Read: Expresos políticos: “operación azul y blanco”  

Closed spaces for communication  

Orozco dismissed that Ortega would liberate political prisoners to create dialogue because, currently, there are no canals of communication with the international community or with society in general. “The regime communicates in a unilateral way as its perspective is that there is nothing to negotiate and its legitimacy as a dictatorship should be recognized,” he affirmed.  

In terms of the opposition, Orozco determined it to be disjointed. “No political movement with the capacity to organize, mobilize, and communicate or mandate from a Nicaraguan sector exists. There are civic groups that try to organize a critical base of supporters. But the civic base is very fragmented due to the repression, independently of whether the former political prisoners try to return to the political base, as there is no base in Nicaragua with which to work.” 

Another aspect of the fragmentation is that in the last two years, a new civic group formed that assumed leadership. The former prisoners who want to reintegrate themselves back into society will have to decide if they will work with the other civic groups or work in a parallel manner.

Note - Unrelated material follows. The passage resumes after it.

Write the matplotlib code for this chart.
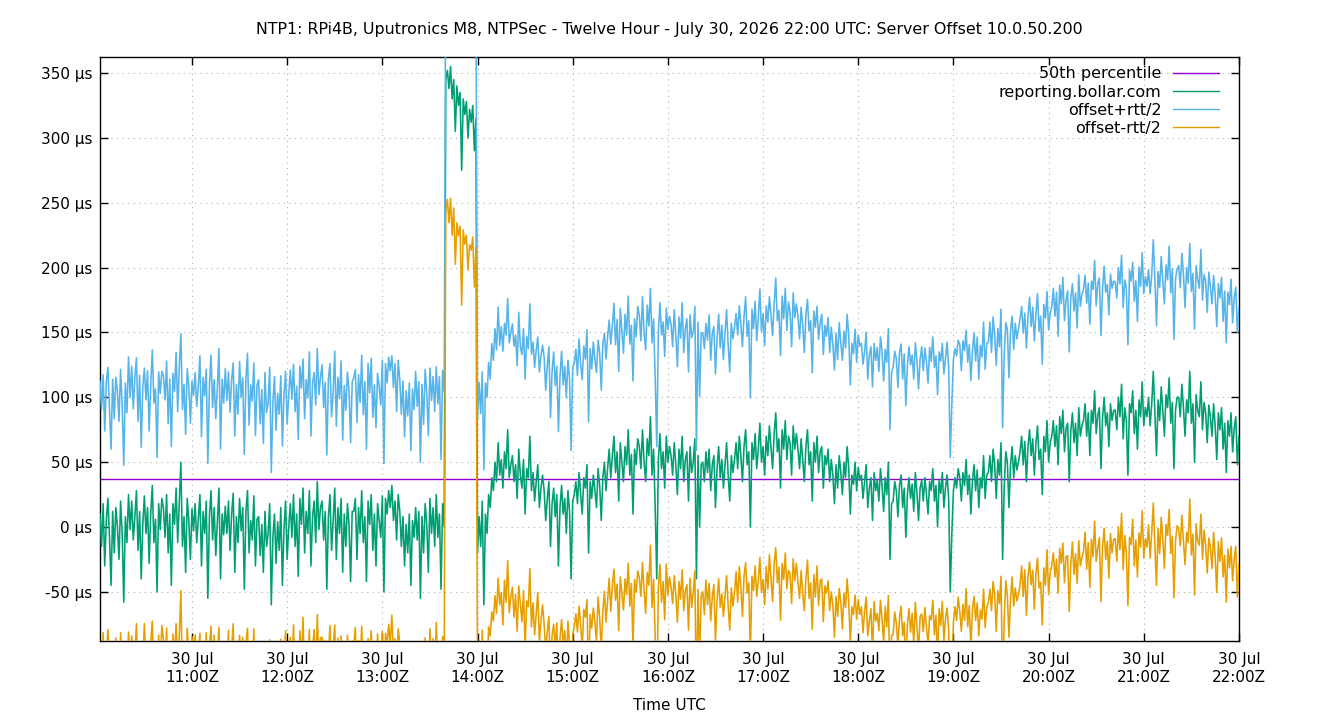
import matplotlib
matplotlib.use("Agg")
import matplotlib.pyplot as plt
import matplotlib.dates as mdates
from matplotlib.ticker import FuncFormatter, MultipleLocator
import numpy as np
import pandas as pd

# Titel / Achsen
title = ("NTP1: RPi4B, Uputronics M8, NTPSec - Twelve Hour - "
         "July 30, 2026 22:00 UTC: Server Offset 10.0.50.200")
xlabel = "Time UTC"
start = "2026-07-30 10:02"
step = "1min"

labels = ["50th percentile", "reporting.bollar.com", "offset+rtt/2", "offset-rtt/2"]
colors = ["#9400D3", "#009E73", "#56B4E9", "#E69F00"]

# 50th percentile (µs)
p50_us = 37

# Offset in µs, jede Minute ab 10:02 (eine Zeile = 20 Minuten)
offset_us = [
    10, -15, 18, -30, 5, 22, -8, -45, 12, -20, 15, 0, -25, 20, -5, -58, 8, -12, 25, -2,
    20, -10, 8, 28, -18, 12, -40, 2, 24, -5, 15, -28, 10, 32, -12, 6, -50, 18, -2, 22,
    15, -8, 25, -20, 10, -45, 18, 2, 30, -12, 20, 50, -15, 8, -35, 22, 5, -25, 14, -3,
    18, -12, 6, 25, -30, 12, -5, 20, -55, 8, 28, -10, 15, -22, 4, 30, -40, 10, -6, 16,
    -5, 20, -18, 10, 26, -35, 8, -12, 22, -3, 15, -48, 12, 28, -20, 5, -10, 24, -30, 6,
    8, -22, 2, -35, 12, -15, -5, 18, -60, -8, 10, -28, 4, -18, 15, -45, -2, 20, -25, 0,
    18, -8, 25, -15, 10, -38, 22, 2, 30, -20, 12, -5, 28, -30, 8, 20, -12, 35, -2, 15,
    20, -10, 12, -48, 8, 25, -18, 5, 30, -25, 15, -5, 22, -35, 10, -15, 18, 2, -42, 12,
    12, 22, -25, 15, -5, 28, -12, 8, -42, 20, 2, 25, -18, 10, -30, 18, 5, -8, 24, -50,
    22, 10, 28, 15, 32, 5, 20, -10, 25, 12, -15, 8, -30, 2, -20, 10, -45, 5, -8, 15,
    -10, 12, -55, 8, -20, 18, 2, -35, 22, -5, 15, -15, 25, -8, 10, -48, 18, 0, 345, 352,
    338, 355, 330, 345, 305, 340, 325, 335, 275, 330, 318, 328, 300, 322, 312, 325, 290, 315, -20, 8,
    -15, 20, -60, 10, -5, 25, 15, 38, 28, 50, 35, 65, 40, 52, 30, 58, 45, 75, 38, 48,
    55, 35, 48, 22, 60, 40, 30, 52, 10, 45, 38, 70, 28, 42, 20, 35, 48, 15, 30, 40,
    28, 5, 22, 35, -15, 18, 30, 8, 25, -30, 15, 32, 10, 22, -5, 28, 12, -40, 20, 25,
    35, 18, 42, 25, 10, 38, 30, 48, -20, 35, 22, 40, 28, 15, 45, 32, 5, 38, 50, 28,
    45, 60, 38, 55, 70, 42, 58, 20, 65, 50, 35, 62, 48, 75, 40, 56, 10, 60, 48, 68,
    62, 45, 75, 50, 35, 68, 55, 85, 40, 60, 15, -40, 52, 72, 45, 58, 30, 70, 50, 62,
    55, 40, 65, 48, 25, 60, 45, 70, 35, 52, 58, 20, 62, 42, 50, 68, -40, 55, 0, 48,
    50, 35, 58, 42, 60, 28, 48, 55, 15, 45, 62, 38, 52, 30, 48, 65, 40, 20, 55, 42,
    52, 65, 45, 70, 55, 35, 62, 75, 48, 58, 0, 65, 52, 72, 45, 60, 80, 50, 62, 40,
    70, 55, 78, 62, 45, 72, 88, 58, 68, 30, 75, 60, 82, 52, 70, 65, 40, 78, 60, 72,
    60, 45, 68, 52, 35, 62, 75, 48, 58, 20, 65, 50, 70, 42, 58, 62, 30, 55, 48, 60,
    35, 52, 40, 18, 48, 30, 55, 42, 25, 50, 38, 62, 45, 10, 40, 33, 50, 28, 46, 36,
    40, 22, 35, 48, 15, 30, 38, 5, 42, 28, 36, 20, 45, 32, 12, 38, 25, 50, -25, 18,
    20, 35, 28, 8, 32, 40, 15, 30, -8, 25, 38, 22, 33, 12, 42, 26, 5, 30, 36, 20,
    38, 25, 10, 35, 28, 45, 20, 32, 0, 36, 26, 42, 15, 30, 40, 22, -50, -5, 28, 38,
    30, 45, 38, 20, 42, 32, 52, 25, 40, 10, 36, 48, 28, 44, 15, 38, 30, 55, 22, 40,
    42, 55, 35, 60, 48, 22, 52, 40, 65, -25, 30, 58, 50, 15, 48, 62, 38, 55, 44, 50,
    58, 70, 48, 66, 35, 62, 75, 55, 68, 40, 64, 78, 52, 60, 25, 70, 58, 82, 50, 65,
    70, 82, 62, 78, 48, 85, 72, 90, 58, 76, 80, 35, 74, 88, 65, 80, 55, 92, 70, 78,
    82, 95, 70, 88, 55, 90, 80, 105, 72, 86, 92, 45, 84, 100, 78, 88, 62, 95, 82, 90,
    90, 75, 100, 85, 110, 68, 92, 82, 40, 95, 88, 105, 72, 90, 60, 98, 85, 112, 78, 92,
    85, 100, 78, 95, 120, 88, 55, 98, 82, 108, 90, 70, 102, 92, 115, 80, 96, 45, 90, 100,
    100, 85, 110, 92, 70, 98, 88, 120, 80, 95, 50, 102, 90, 85, 112, 75, 96, 88, 65, 94,
    85, 70, 95, 78, 52, 88, 75, 92, 60, 80, 42, 82, 70, 88, 58, 76, 85, 48, 70,
]

# Round-trip-time in µs, gleiche Zeitpunkte
rtt_us = [
    205, 211, 199, 208, 214, 202, 197, 210, 204, 207, 201, 209, 213, 203, 198, 211, 206, 200, 212, 204,
    208, 202, 215, 205, 199, 210, 203, 212, 197, 206, 211, 204, 198, 209, 215, 201, 207, 203, 210, 196,
    203, 212, 206, 199, 208, 214, 201, 205, 209, 202, 207, 198, 211, 204, 213, 200, 206, 210, 197, 209,
    202, 210, 205, 214, 199, 207, 212, 203, 208, 201, 209, 204, 197, 211, 206, 215, 200, 208, 203, 212,
    205, 199, 213, 207, 201, 210, 204, 198, 211, 206, 200, 208, 203, 212, 197, 209, 214, 205, 201, 207,
    211, 203, 208, 199, 214, 206, 201, 210, 204, 208, 212, 205, 198, 210, 203, 215, 207, 200, 209, 204,
    206, 213, 201, 208, 197, 211, 204, 210, 199, 207, 203, 209, 214, 200, 206, 198, 212, 205, 208, 201,
    210, 204, 199, 207, 213, 202, 206, 197, 211, 205, 201, 208, 212, 204, 198, 210, 203, 207, 214, 200,
    206, 199, 211, 205, 202, 209, 197, 208, 204, 212, 203, 210, 205, 199, 213, 201, 207, 204, 209, 198,
    208, 202, 206, 211, 200, 205, 212, 198, 207, 203, 204, 209, 199, 206, 211, 202, 208, 203, 197, 210,
    206, 200, 210, 204, 198, 207, 203, 211, 201, 205, 202, 208, 197, 206, 212, 200, 205, 209, 203, 199,
    207, 203, 210, 198, 205, 211, 201, 206, 208, 202, 200, 206, 204, 209, 197, 203, 210, 199, 205, 207,
    205, 199, 208, 202, 210, 204, 198, 207, 201, 206, 203, 209, 200, 205, 211, 198, 206, 202, 208, 204,
    203, 209, 200, 205, 211, 198, 206, 202, 208, 204, 199, 204, 210, 201, 206, 203, 197, 209, 204, 200,
    206, 201, 205, 208, 199, 204, 210, 202, 198, 207, 202, 207, 199, 204, 209, 201, 205, 198, 206, 203,
    204, 198, 206, 201, 207, 203, 199, 208, 202, 205, 200, 205, 202, 208, 198, 204, 201, 206, 199, 203,
    203, 199, 206, 201, 205, 197, 204, 200, 207, 202, 198, 204, 200, 206, 202, 199, 205, 201, 197, 204,
    202, 197, 205, 199, 203, 206, 200, 198, 204, 201, 199, 204, 198, 202, 206, 200, 203, 197, 205, 201,
    203, 198, 205, 200, 197, 204, 201, 206, 199, 202, 205, 199, 203, 208, 200, 204, 198, 206, 201, 203,
    200, 205, 198, 204, 207, 201, 203, 199, 206, 202, 204, 200, 207, 198, 203, 205, 201, 199, 204, 206,
    204, 199, 206, 201, 203, 208, 200, 205, 198, 202, 199, 206, 202, 204, 197, 203, 207, 201, 205, 200,
    201, 206, 199, 203, 205, 200, 208, 202, 198, 204, 206, 201, 204, 199, 207, 202, 198, 205, 203, 200,
    205, 200, 203, 207, 199, 204, 201, 206, 202, 198, 203, 208, 200, 205, 199, 204, 206, 201, 198, 203,
    199, 204, 201, 206, 203, 198, 205, 200, 207, 202, 200, 204, 206, 199, 203, 201, 205, 198, 204, 207,
    203, 207, 200, 204, 198, 205, 202, 206, 199, 201, 205, 200, 203, 207, 201, 198, 204, 206, 200, 203,
    206, 201, 204, 199, 205, 202, 198, 207, 203, 200, 202, 206, 199, 204, 200, 205, 203, 198, 206, 201,
    200, 205, 202, 207, 199, 203, 206, 200, 204, 198, 204, 199, 206, 201, 205, 202, 207, 200, 203, 199,
    204, 198, 206, 201, 203, 208, 199, 204, 201, 206, 199, 203, 200, 205, 198, 204, 202, 206, 199, 203,
    201, 206, 199, 204, 200, 205, 202, 198, 206, 203, 203, 199, 205, 200, 207, 201, 198, 204, 202, 205,
    205, 200, 203, 198, 206, 201, 204, 199, 203, 207, 200, 204, 198, 205, 201, 203, 206, 199, 204, 200,
    199, 204, 201, 206, 198, 203, 200, 205, 202, 198, 204, 200, 206, 199, 203, 201, 197, 205, 200, 203,
    202, 198, 205, 200, 203, 199, 206, 201, 197, 204, 200, 205, 199, 202, 206, 198, 203, 200, 204, 199,
    198, 203, 200, 205, 199, 202, 197, 204, 201, 206, 203, 198, 204, 200, 197, 205, 201, 199, 204, 202,
    201, 197, 204, 199, 203, 206, 200, 198, 205, 201, 199, 204, 200, 197, 203, 201, 206, 199, 202, 198,
    203, 199, 202, 206, 198, 204, 200, 197, 203, 201, 205, 199, 202, 198, 204, 200, 197, 203, 201, 205,
    200, 204, 198, 202, 205, 199, 203, 201, 197, 204, 200, 198, 203, 206, 199, 202, 200, 204, 198,
]

times = pd.date_range(start, periods=len(offset_us), freq=step)
off = np.array(offset_us, dtype=float)
rtt = np.array(rtt_us, dtype=float)

plt.rcParams["font.family"] = ["DejaVu Sans"]

fig, ax = plt.subplots(figsize=(13.4, 7.2), dpi=100)
fig.subplots_adjust(left=0.0746, right=0.9246, bottom=0.1097, top=0.9208)

# Reihenfolge wie gnuplot: Perzentil, Offset, +rtt/2, -rtt/2
lw = 1.15
ax.axhline(p50_us, color=colors[0], lw=1.0, label=labels[0], zorder=2)
ax.plot(times, off, color=colors[1], lw=lw, label=labels[1], zorder=3)
ax.plot(times, off + rtt / 2, color=colors[2], lw=lw, label=labels[2], zorder=4)
ax.plot(times, off - rtt / 2, color=colors[3], lw=lw, label=labels[3], zorder=5)

# Achsen
ax.set_xlim(times[0], times[-1])
ax.set_ylim(-87.9, 362.3)
ax.yaxis.set_major_locator(MultipleLocator(50))
ax.yaxis.set_major_formatter(FuncFormatter(lambda v, p: f"{int(round(v))} µs"))
ax.xaxis.set_major_locator(mdates.HourLocator())
ax.xaxis.set_major_formatter(mdates.DateFormatter("%d %b\n%H:%MZ"))

ax.tick_params(direction="in", length=6, width=1, top=True, right=True,
               labelsize=11, colors="black")
ax.tick_params(axis="x", pad=8)
ax.tick_params(axis="y", pad=5.5)
for lbl in ax.get_xticklabels():
    lbl.set_linespacing(1.2)
for sp in ax.spines.values():
    sp.set_linewidth(1.0)
    sp.set_color("black")

ax.grid(True, color="#b0b0b0", linestyle=(0, (1, 4)), linewidth=0.8)
ax.set_axisbelow(True)

ax.set_title(title, fontsize=11.4, pad=16.5)
ax.set_xlabel(xlabel, fontsize=11, labelpad=10)

leg = ax.legend(loc="upper right", bbox_to_anchor=(0.988, 0.995), borderaxespad=0,
                frameon=False, markerfirst=False, handlelength=2.9,
                handletextpad=0.7, labelspacing=0.2, fontsize=11.5)
for h in leg.get_lines():
    h.set_linewidth(1.0)

plt.savefig("out.png", dpi=100)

“The most important objective is to return a sense of self-esteem to Nicaraguans within the country. The way to begin to do this is to improve communication between groups regarding occurrences and that the international community says that they are not alone. The level of disinformation and censorship does not allow the international community to know what goes on in Nicaragua. Therefore, the role of Nicaraguans outside of the country is to inform and generate public opinion with family members, as now more than 60% of the population in Nicaragua has a parent living outside of the country,” he concluded.